En ce qui concerne la médecine scolaire, il ne s'agit pas de se contenter d'une simple visite annuelle, style revue d'incorporation. D'un coté, il est de plus en plus évident que les réflexes acquis dès le plus jeune âge conditionnent le comportement "santé". La "citoyenneté de la santé" nécessite un apprentissage précoce pour inculquer les notions de prévention, apprendre à aborder sereinement les dysfonctionnements physique et psychiques, vaincre le culte du médicament ou du guérisseur. D'un autre coté, il faut envisager de focaliser les efforts de dépistage et de surveillance sanitaire sur les groupes à risques, les milieux défavorisés dans lesquels le handicap socioculturel est aggravé par une méconnaissance des problèmes de santé, entraînant retard diagnostic et échec scolaire Une étroite collaboration avec l'équipe enseignante, une parfaite connaissance du terrain sont indispensable.
Il est indispensable d'accepter que la médecine actuelle est aveugle. L'absence quasi totale d'évaluation de l'intérêt réel des procédures qu'elle utilise se fait lentement jour. Le roi est nu. Après la grande phase d'expansion technologique des années 50 à 80 vient l'indispensable réflexion . Le temps de la médecine réellement scientifique arrive, fondé sur la mise à l'épreuve des théories et des pratiques qui en découlent. Le temps médical qu'il va être nécessaire de consacrer à la recherche épidémiologique, c'est à dire à l'identification des problèmes de santé et à l'évaluation de leurs solutions, va croître considérablement.
Le principal problème de notre système de santé est l'absence de cohérence d'ensemble. Il s'ensuit un galimatias invraisemblable et coûteux, où des gaspillages étonnants voisinent avec des carences insupportables.

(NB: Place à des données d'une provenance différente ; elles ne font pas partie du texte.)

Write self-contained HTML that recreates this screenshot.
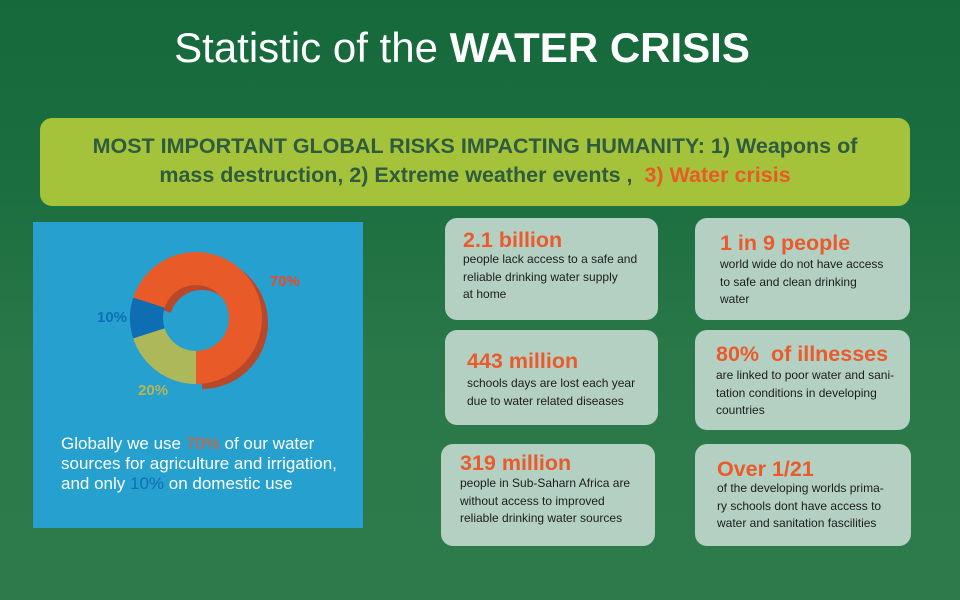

La seule possibilité pour régler définitivement le problème du financement de la santé est donc d'instaurer des mécanismes de régulation. Jouer avec la démocratie médicale ne fait que retarder des décisions incommodes, avec les risques que l'on a vu.
Il s'agira d'identifier et d'évaluer des objectifs, puis, collectivement, de faire des choix (par exemple : combien dépenser pour la santé, comment répartir ces ressources entre système libéral et public, comment répartir la charge financière (collectif ou personnel) et de svoir qui gère, qui décide et organise.